Quantum space-time Poincar\'e inequality for Lindblad dynamics

TL;DR

This paper studies how adding a Hamiltonian component to Lindblad dynamics can improve convergence rates by increasing the spectral gap, using a quantum space-time Poincaré inequality to analyze mixing properties.

Contribution

It introduces a quantum space-time Poincaré inequality and extends hypocoercivity techniques to non-detailed balanced Lindblad dynamics, providing explicit convergence estimates.

Findings

Hamiltonian components can enhance spectral gap and accelerate mixing.

Derived explicit exponential decay estimates for quantum Lindblad dynamics.

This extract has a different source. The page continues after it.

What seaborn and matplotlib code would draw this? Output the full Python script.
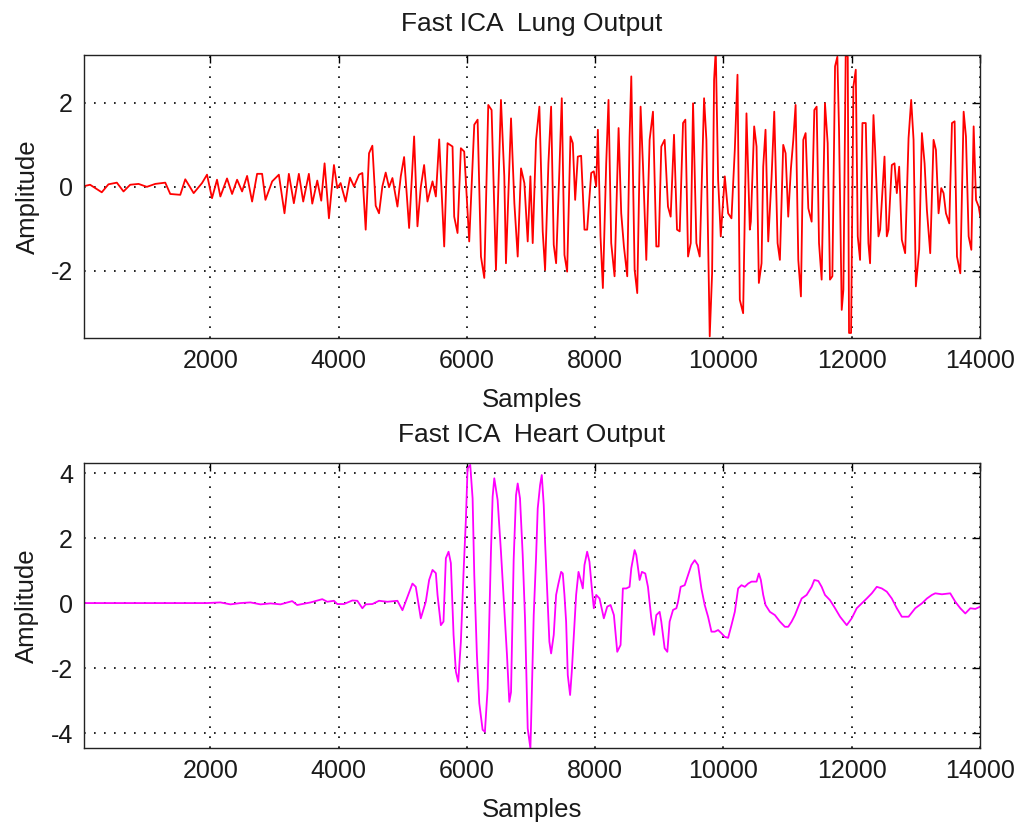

Established a quantum analog of the space-time Poincaré inequality.

Abstract

We investigate the mixing properties of primitive Markovian Lindblad dynamics (i.e., quantum Markov semigroups), where the detailed balance is disrupted by a coherent drift term. It is known that the sharp $L^2$-exponential convergence rate of Lindblad dynamics is determined by the spectral gap of the generator. We show that incorporating a Hamiltonian component into a detailed balanced Lindbladian can generically enhance its spectral gap, thereby accelerating the mixing. In addition, we analyze the asymptotic behavior of the spectral gap for Lindblad dynamics with a large coherent contribution. However, estimating the spectral gap, particularly for a non-detailed balanced Lindbladian, presents a significant challenge. In the case of hypocoercive Lindblad dynamics, we extend the variational framework originally developed for underdamped Langevin dynamics to derive fully explicit and constructive exponential decay estimates for convergence in the noncommutative $L^2$-norm. This analysis relies on establishing a quantum analog of space-time Poincar\'{e} inequality. Furthermore, we provide several examples with connections to quantum noise and quantum Gibbs samplers as applications of our theoretical results.